The five hounourees - Brian Keenan, Joe Desmond (accepting the award on behalf of Kathleen Glavey), Ella O’Dwyer, Áine Ní Gabhann and Jim Slaven

The five hounourees - Brian Keenan, Joe Desmond (accepting the award on behalf of Kathleen Glavey), Ella O’Dwyer, Áine Ní Gabhann and Jim Slaven






The republican family honours activists


THE 2008 Le Chéile event, held to honour five Irish republicans, one from each province and one from overseas, for their hard work and dedication to the struggle for freedom, justice and equality saw hundreds of guests – including many leading republicans, Sinn Féin TDs, MPs MEPs and MLAs – pack into Dublin’s Stillorgan Park Hotel on Saturday evening, 1 March.
Republican supporters and activists from every corner of Ireland gathered to pay tribute to the lives and the republican activism of the five honourees: Brian Keenan (Ulster), Ella O’Dwyer (Munster), Kathleen Glavey (Connacht), Áine Ní Gabhann (Leinster) and Jim Slaven (International).
On stage, Sinn Féin Senator Pearse Doherty and Councillor Mary Doyle related brief biographies of the honourees, in Irish and  English, before Sinn Féin President Gerry Adams and party Chairperson Mary Lou McDonald presented each with commemorative bronze sculptures designed by world-renowned artist Robert Ballagh.
Thunderous applause greeted leading republican Brian Keenan as he made his way on stage to accept his award. The Ulster honouree thanked the Ulster activists for what he said was a great honour.
He congratulated Sinn Féin on a good Ard Fheis and said that the weekend had seen a lot of pragmatism and that this augurs well for the future.
Keenan said the republican struggle has been a long one and that there is still “a long way to go”. He said the struggle needs to be conducted at all times with integrity and without bitterness. He regretted the fact that in recent years as some people had disagreed and left the Movement, there had been a degree of bitterness. He appealed to republicans to do whatever they can to heal any bitterness that existed. “In your own life, try to do something about it,” he said. Thanking republicans again for the honour they were bestowing he said: “I love you to bits.”
Connacht honouree Kathleen Glavey was not able to attend the Le Chéile event in person so her award was accepted on her behalf by Joe Desmond.
Paying tribute to Kathleen, he said that over the last number of years Kathleen has been key to bringing the Sinn Féin message to all parts of rural north Galway. She was very effective in turning things around for Sinn Féin in the county. With much of the connection with republicanism in that part of Ireland coming from historical reference, Kathleen was able to make republicanism relevant in the 21st Century in County Galway.
On behalf of Kathleen, Joe Desmond paid thanks for the presentation and said it was a great honour.

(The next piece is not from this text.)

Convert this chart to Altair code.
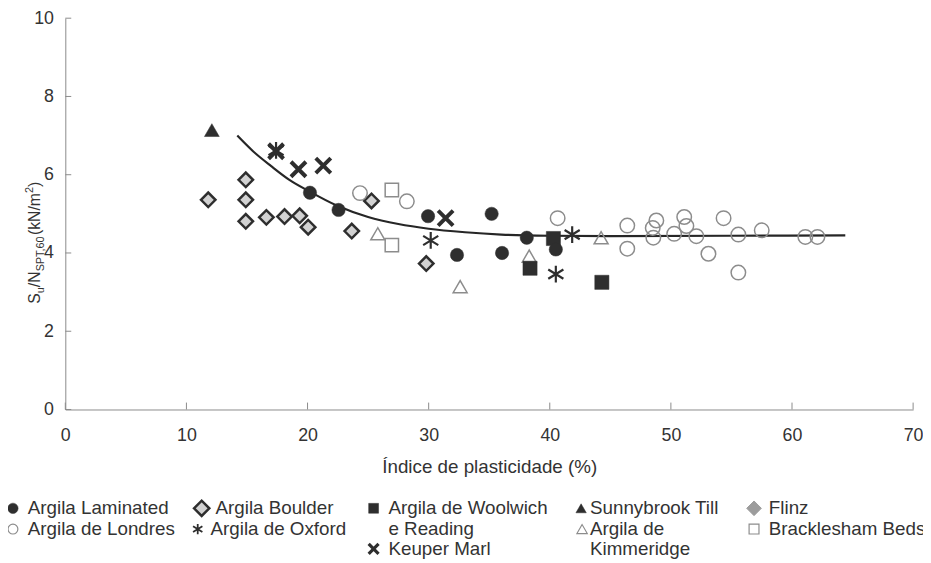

Speaking in Irish as she accepted her award, Leinster honouree Áine Ní Gabhann said that she never did what she did for awards or anything of the sort but said she was very honoured nonetheless. Áine paid tribute to a very long list of people, including friends and fellow Sinn Féin members as well as her parents, Pádraig and Máire Ni Gabhann, and her uncle, Seámus Mac Uidhir, who spent several years interned in the Curragh Camp.

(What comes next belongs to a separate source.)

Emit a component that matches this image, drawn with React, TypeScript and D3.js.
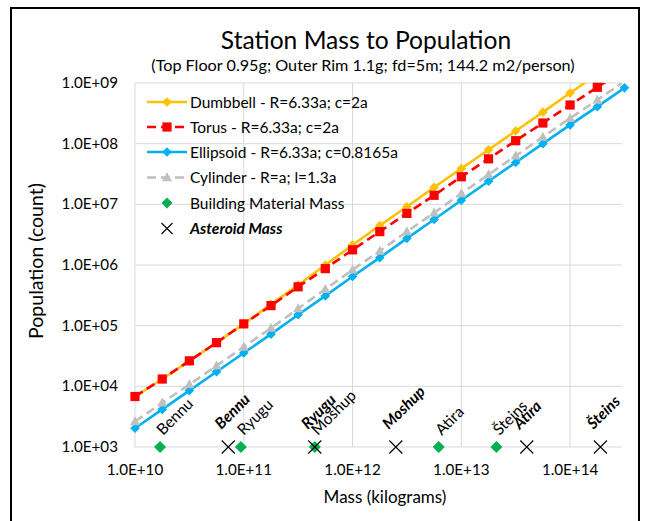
import React from "react";
import * as d3 from "d3";

// Station mass (kg) sampled at quarter-decade steps
const massKg = [
  1.0e10, 1.78e10, 3.16e10, 5.62e10,
  1.0e11, 1.78e11, 3.16e11, 5.62e11,
  1.0e12, 1.78e12, 3.16e12, 5.62e12,
  1.0e13, 1.78e13, 3.16e13, 5.62e13,
  1.0e14, 1.78e14, 3.16e14,
];

// Population (count) per station geometry
const dumbbellPop = [
  6800, 13200, 26300, 52500, 107000, 224000, 468000, 1.0e6, 2.14e6, 4.47e6,
  9.12e6, 1.91e7, 3.89e7, 7.94e7, 1.62e8, 3.31e8, 6.84e8, 1.41e9,
];
const torusPop = [
  6800, 13200, 26300, 52500, 107000, 214000, 437000, 871000, 1.78e6, 3.55e6,
  7.08e6, 1.41e7, 2.85e7, 5.62e7, 1.12e8, 2.19e8, 4.34e8, 8.5e8, 1.66e9,
];
const ellipsoidPop = [
  2040, 4170, 8510, 17400, 35500, 72400, 151000, 309000, 646000, 1.32e6,
  2.75e6, 5.62e6, 1.17e7, 2.4e7, 4.9e7, 1.0e8, 2.04e8, 4.07e8, 8.32e8,
];
const cylinderPop = [
  2630, 5370, 10700, 21900, 44700, 91200, 191000, 398000, 832000, 1.7e6,
  3.55e6, 7.24e6, 1.51e7, 3.09e7, 6.31e7, 1.29e8, 2.63e8, 5.25e8, 1.07e9,
];

// Asteroids: building material mass vs. total asteroid mass (kg)
const asteroidNames = ["Bennu", "Ryugu", "Moshup", "Atira", "Šteins"];
const buildingMassKg = [1.7e10, 9.4e10, 4.5e11, 6.2e12, 2.1e13];
const asteroidMassKg = [7.2e10, 4.5e11, 2.5e12, 4.0e13, 1.9e14];

const xTicks = [1e10, 1e11, 1e12, 1e13, 1e14];
const yTicks = [1e3, 1e4, 1e5, 1e6, 1e7, 1e8, 1e9];

const seriesNames = [
  "Dumbbell - R=6.33a; c=2a",
  "Torus - R=6.33a; c=2a",
  "Ellipsoid - R=6.33a; c=0.8165a",
  "Cylinder - R=a; l=1.3a",
];

const W = 649;
const H = 521;
const plot = { left: 135, right: 622, top: 83, bottom: 447 };
const FONT = "Lato, 'Open Sans', sans-serif";
const GRID = "#d9d9d9";

const x = d3.scaleLog().domain([1e10, 3e14]).range([plot.left, plot.right]);
const y = d3.scaleLog().domain([1e3, 1e9]).range([plot.bottom, plot.top]);

type Marker = "diamond" | "square" | "triangle";

interface SeriesDef {
  name: string;
  values: number[];
  color: string;
  dash?: string;
  marker: Marker;
  size: number;
}

const series: SeriesDef[] = [
  { name: seriesNames[0], values: dumbbellPop, color: "#ffc000", marker: "diamond", size: 4.8 },
  { name: seriesNames[1], values: torusPop, color: "#ff0000", dash: "9,5", marker: "square", size: 4.6 },
  { name: seriesNames[2], values: ellipsoidPop, color: "#00b0f0", marker: "diamond", size: 4.8 },
  { name: seriesNames[3], values: cylinderPop, color: "#bfbfbf", dash: "9,5", marker: "triangle", size: 5 },
];

function markerPath(kind: Marker, s: number): string {
  if (kind === "diamond") return `M0,${-s}L${s},0L0,${s}L${-s},0Z`;
  if (kind === "square") return `M${-s},${-s}H${s}V${s}H${-s}Z`;
  return `M0,${-s * 1.05}L${s},${s * 0.75}L${-s},${s * 0.75}Z`;
}

function xMark(s: number): string {
  return `M${-s},${-s}L${s},${s}M${-s},${s}L${s},${-s}`;
}

const expLabel = (t: number) => "1.0E+" + String(Math.round(Math.log10(t))).padStart(2, "0");

export default function App() {
  const line = d3
    .line<[number, number]>()
    .x((d) => x(d[0]))
    .y((d) => y(d[1]));

  const legendRows = [102, 127, 152, 177.5, 203, 228.5];
  const baseY = y(1e3);

  return (
    <svg
      width={W}
      height={H}
      style={{ position: "absolute", left: 0, top: 0, background: "#fff" }}
      fontFamily={FONT}
    >
      <defs>
        <clipPath id="plotClip">
          <rect x={plot.left} y={plot.top} width={plot.right - plot.left} height={plot.bottom - plot.top} />
        </clipPath>
      </defs>
      <rect x={0} y={0} width={W} height={H} fill="#fff" />

      {/* chart frame */}
      <path d={`M11,${H + 5}V8H639V${H + 5}`} fill="none" stroke="#000" strokeWidth={2} />

      {/* titles */}
      <text x={366} y={49} textAnchor="middle" fontSize={24.6} fill="#000">
        Station Mass to Population
      </text>
      <text x={363} y={71} textAnchor="middle" fontSize={16.2} fill="#000">
        (Top Floor 0.95g; Outer Rim 1.1g; fd=5m; 144.2 m2/person)
      </text>

      {/* gridlines */}
      {yTicks.map((t) => (
        <line key={`gy${t}`} x1={plot.left} x2={plot.right} y1={y(t)} y2={y(t)} stroke={GRID} strokeWidth={1} />
      ))}
      {xTicks.map((t) => (
        <line key={`gx${t}`} x1={x(t)} x2={x(t)} y1={plot.top} y2={plot.bottom} stroke={GRID} strokeWidth={1} />
      ))}

      {/* tick labels */}
      {yTicks.map((t) => (
        <text key={`ty${t}`} x={118} y={y(t) + 5} textAnchor="end" fontSize={15.2} fill="#000">
          {expLabel(t)}
        </text>
      ))}
      {xTicks.map((t) => (
        <text key={`tx${t}`} x={x(t)} y={475} textAnchor="middle" fontSize={15.2} fill="#000">
          {expLabel(t)}
        </text>
      ))}

      {/* axis titles */}
      <g transform="translate(43,261) rotate(-90)">
        <text textAnchor="middle" fontSize={19.5} fill="#000">
          Population (count)
        </text>
      </g>
      <text x={385} y={503} textAnchor="middle" fontSize={17} fill="#000">
        Mass (kilograms)
      </text>

      {/* series lines */}
      <g clipPath="url(#plotClip)">
        {series.map((s) => (
          <path
            key={s.name}
            d={line(s.values.map((v, i) => [massKg[i], v] as [number, number])) || ""}
            fill="none"
            stroke={s.color}
            strokeWidth={2.6}
            strokeDasharray={s.dash}
          />
        ))}
      </g>
      {/* series markers */}
      {series.map((s) => (
        <g key={`m${s.name}`} fill={s.color}>
          {s.values.map((v, i) =>
            v <= 1e9 ? (
              <path key={i} transform={`translate(${x(massKg[i])},${y(v)})`} d={markerPath(s.marker, s.size)} />
            ) : null
          )}
        </g>
      ))}

      {/* building material and asteroid masses along the base */}
      {buildingMassKg.map((m, i) => (
        <path
          key={`b${i}`}
          transform={`translate(${x(m)},${baseY})`}
          d={markerPath("diamond", 6)}
          fill="#00b050"
        />
      ))}
      {asteroidMassKg.map((m, i) => (
        <path
          key={`a${i}`}
          transform={`translate(${x(m)},${baseY})`}
          d={xMark(6.5)}
          stroke="#000"
          strokeWidth={1.1}
          fill="none"
        />
      ))}
      {buildingMassKg.map((m, i) => (
        <g key={`bl${i}`} transform={`translate(${x(m) + 3},${baseY - 11}) rotate(-45)`}>
          <text x={0} y={0} fontSize={15.5} fill="#000">
            {asteroidNames[i]}
          </text>
        </g>
      ))}
      {asteroidMassKg.map((m, i) => (
        <g key={`al${i}`} transform={`translate(${x(m) - 7},${baseY - 17}) rotate(-45)`}>
          <text x={0} y={0} fontSize={15.5} fontWeight="bold" fontStyle="italic" fill="#000">
            {asteroidNames[i]}
          </text>
        </g>
      ))}

      {/* legend */}
      <g>
        {series.map((s, i) => (
          <g key={`lg${s.name}`} transform={`translate(0,${legendRows[i]})`}>
            <line x1={147} x2={187} y1={0} y2={0} stroke={s.color} strokeWidth={2.6} strokeDasharray={s.dash} />
            <path transform="translate(167,0)" d={markerPath(s.marker, s.size)} fill={s.color} />
            <text x={190} y={5.5} fontSize={15.5} fill="#000">
              {s.name}
            </text>
          </g>
        ))}
        <g transform={`translate(0,${legendRows[4]})`}>
          <path transform="translate(167,0)" d={markerPath("diamond", 5.5)} fill="#00b050" />
          <text x={190} y={5.5} fontSize={15.5} fill="#000">
            Building Material Mass
          </text>
        </g>
        <g transform={`translate(0,${legendRows[5]})`}>
          <path transform="translate(167,0)" d={xMark(5.5)} stroke="#000" strokeWidth={1.1} fill="none" />
          <text x={190} y={5.5} fontSize={15.5} fontWeight="bold" fontStyle="italic" fill="#000">
            Asteroid Mass
          </text>
        </g>
      </g>
    </svg>
  );
}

Encouraging everyone present to enjoy the night, she concluded by saying: “Go raibh míle, míle maith agaibh. Ar agahidh linn, agus tiocfaidh ár lá.”
Munster honouree Ella O’Dwyer thanked all those people who had sent her cards on the recent death of her father, Billy.

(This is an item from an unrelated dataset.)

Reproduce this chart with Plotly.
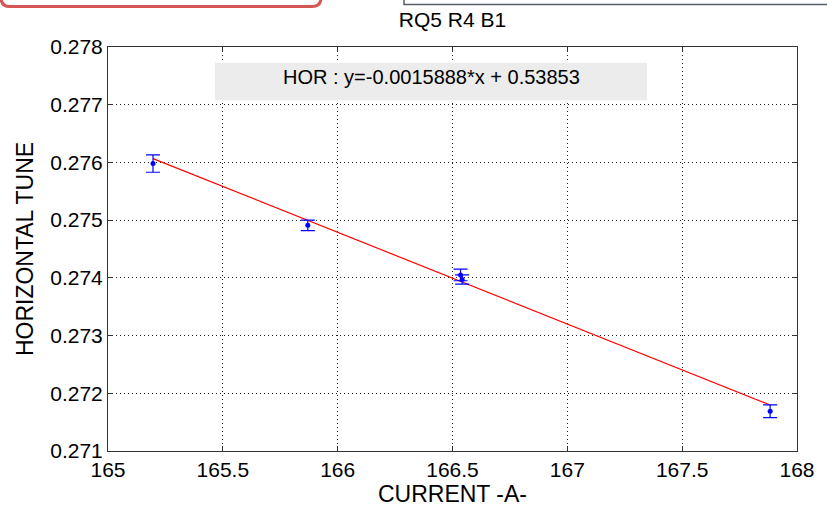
import plotly.graph_objects as go

# Measured tune vs. quadrupole current
current = [165.196, 165.870, 166.535, 166.542, 167.883]
tune = [0.27598, 0.27491, 0.27405, 0.27397, 0.27169]
tune_err = [0.00015, 0.00009, 0.00010, 0.00008, 0.00011]

# Linear fit coefficients
slope = -0.0015888
intercept = 0.53853

x_ticks = [165, 165.5, 166, 166.5, 167, 167.5, 168]
y_ticks = [0.271, 0.272, 0.273, 0.274, 0.275, 0.276, 0.277, 0.278]

W, H = 827, 512
L, R, T, B = 108, 30, 47, 56
PW, PH = W - L - R, H - T - B


def px(x):
    return (x - L) / PW


def py(y):
    return (H - B - y) / PH


FONT = "Liberation Sans, Arial, sans-serif"

fit_x = [min(current), max(current)]
fit_y = [slope * v + intercept for v in fit_x]

fig = go.Figure()
fig.add_trace(go.Scatter(
    x=fit_x, y=fit_y, mode="lines",
    line=dict(color="#ff0000", width=1.2),
    hoverinfo="skip", showlegend=False,
))
fig.add_trace(go.Scatter(
    x=current, y=tune, mode="markers",
    marker=dict(color="#0000ff", size=5),
    error_y=dict(type="data", array=tune_err, visible=True,
                 color="#0000ff", thickness=1.2, width=7),
    showlegend=False,
))

# window decorations along the top edge
r = 9
x0, x1, yb, yt = 1, 321, 6, -20
path = (f"M {px(x0)},{py(yt)} L {px(x0)},{py(yb - r)} "
        f"Q {px(x0)},{py(yb)} {px(x0 + r)},{py(yb)} "
        f"L {px(x1 - r)},{py(yb)} Q {px(x1)},{py(yb)} {px(x1)},{py(yb - r)} "
        f"L {px(x1)},{py(yt)}")
shapes = [
    dict(type="path", xref="paper", yref="paper", path=path,
         line=dict(color="#d65555", width=3), layer="above"),
    dict(type="rect", xref="paper", yref="paper",
         x0=px(404), x1=px(835), y0=py(4), y1=py(-20),
         line=dict(color="#585e6e", width=1.5), fillcolor="rgba(0,0,0,0)"),
    # fit-equation box
    dict(type="rect", xref="paper", yref="paper",
         x0=px(215), x1=px(647), y0=py(101), y1=py(63),
         line=dict(width=0), fillcolor="#ececec", layer="above"),
]

fig.update_layout(
    width=W, height=H,
    margin=dict(l=L, r=R, t=T, b=B),
    paper_bgcolor="white", plot_bgcolor="white",
    font=dict(family=FONT, size=21, color="black"),
    title=dict(text="RQ5 R4 B1", x=0.5, xref="paper", xanchor="center",
               y=1 - 20 / H, yanchor="middle", font=dict(size=21)),
    shapes=shapes,
    annotations=[dict(
        text="HOR : y=-0.0015888*x + 0.53853", xref="paper", yref="paper",
        x=px(431), y=py(77), showarrow=False, font=dict(size=20),
        xanchor="center", yanchor="middle",
    )],
)

axis_common = dict(
    showline=True, linecolor="#333333", linewidth=1, mirror="ticks",
    ticks="inside", ticklen=5, tickcolor="#333333",
    showgrid=True, gridcolor="#222222", gridwidth=1, griddash="1px,3px",
    zeroline=False,
)
fig.update_xaxes(
    range=[165, 168], tickvals=x_ticks,
    ticktext=[f"{v:g}" for v in x_ticks],
    tickfont=dict(size=21),
    title=dict(text="CURRENT -A-", standoff=3, font=dict(size=23)),
    **axis_common,
)
fig.update_yaxes(
    range=[0.271, 0.278], tickvals=y_ticks,
    ticktext=[f"{v:.3f}" for v in y_ticks],
    tickfont=dict(size=21),
    title=dict(text="HORIZONTAL TUNE", standoff=10, font=dict(size=23)),
    **axis_common,
)

fig.write_html("out.html")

Giving thanks for the honour she was receiving, she said that, like many other republicans, she had two families: her natural family and the family that is the Republican Movement. That, she said, is something that will never change.
To huge applause, Ella then invited onto the stage a number of her comrades who had spent many years in English jails – Patrick Hackett, Martina Anderson and Eddie Butler.
Accepting his award on behalf of those in Scotland who had worked for Irish freedom over generations, Jim Slaven also acknowledged that the award was in recognition of the work of the Irish Diaspora.
He noted the shift in power away from the British state and towards Celtic nations that was in evidence in Scotland and said that this is a process that is irreversible and will have an impact on the Irish republican struggle.
He said the debates over the Ard Fheis weekend under the banner of Republicanism in the 21st Century showed that republicanism in the years ahead would no longer just be about resistance and sacrifice but also about government and power and said that the message he wanted to bring was that “the Diaspora are with you”.
Sinn Féin President Gerry Adams welcomed all those present to the Le Chéile event, particularly the five honourees. Each had made a very significant and unique contribution to the struggle for Irish freedom, he said.
To loud applause, Adams said that Ella O’Dwyer’s gesture in bringing onto the stage several of her comrades – who between them had done so many years in English prisons – “says everything”.
“What genuine republicanism is about is the freedom of the people of this island, of the unity of Catholic, Protestant and Dissenter, a rejection of sectarianism and the establishment of citizenship, the sovereignty of the people.
“Republicans are people who adhere to these broad principles but also who act upon them and our honourees tonight certainly have acted on those principles.
Adams said that “behind every single person on this ardán tonight are families, friends, communities, comrades, people who kept faith, people who looked after them, people who stayed with them, people who reared their children, people who kept things going.
“Of course they are Irish republicans, of course they are activists, and of course they are brave. But we are so used to dealing with brave people sometimes that we just take it for granted. But above all they are wonderful, giving, generous human beings.”
He said awards such those being presented could never sum up the contribution which they had made nor is it meant to.
“It is simply a token of our love and our affection and our gratitude for their contribution to our struggle. Go raibh míle maith agaibh.”